“U” is for “Universal Soldier”

Awaiting a flight from San Francisco to Toronto one night in 1963, Canadian singer-songwriter Buffy Sainte-Marie saw a group of Viet Nam veterans who were wheeling and carrying their wounded brethren. She thought of them during her flight, her mind tracking back through Army hierocracy and the political landscape, wondering who originated the order that sent them to war. She wrote her ruminations and conclusions in “Universal Soldier” upon her arrival in Toronto that same night. An anti-war protest song, “Universal Soldier” is also, as she explained years later, “about individual responsibility for war and how the old feudal thinking kills us all.”  She released the song on her 1964 debut album, “It’s My Way.”  Never a “hit” for Sainte-Marie, it was more successful for Scottish singer-songwriter Donovan Leitch and for American singer Glen Campbell, both of whom covered it in 1965. Coincidentally, both versions peaked on Billboard’s Hot 100 chart on October 30, 1965; Donvan’s at #53 and Campbell’s at #45.

Videos for all three singers are reproduced below. In my opinion, Campbell’s peppy, upbeat, “Campbell-ized” version misses the mark. According to Wikipedia, when “[a]sked about the pacifist message of the song, he said that ‘people who are advocating burning draft cards should be hung.’[28]

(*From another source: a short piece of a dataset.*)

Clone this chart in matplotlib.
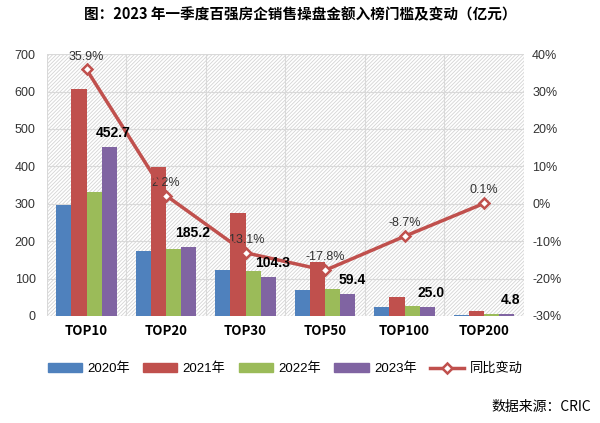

First, here are the lyrics:

Universal Soldier
© Buffy Sainte-Marie

He’s five feet two and he’s six feet four
He fights with missiles and with spears
He’s all of 31 and he’s only 17
He’s been a soldier for a thousand years

He’s a Catholic, a Hindu, an atheist, a Jain,
a Buddhist and a Baptist and a Jew
and he knows he shouldn’t kill
and he knows he always will
kill you for me my friend and me for you

And he’s fighting for Canada,
he’s fighting for France,
he’s fighting for the USA,
and he’s fighting for the Russians
and he’s fighting for Japan,
and he thinks we’ll put an end to war this way

And he’s fighting for Democracy
and fighting for the Reds
He says it’s for the peace of all
He’s the one who must decide
who’s to live and who’s to die
and he never sees the writing on the walls

But without him how would Hitler have
condemned him at Dachau
Without him Caesar would have stood alone
He’s the one who gives his body
as a weapon to a war
and without him all this killing can’t go on

He’s the universal soldier and he
really is to blame
His orders come from far away no more
They come from him, and you, and me
and brothers can’t you see
this is not the way we put an end to war.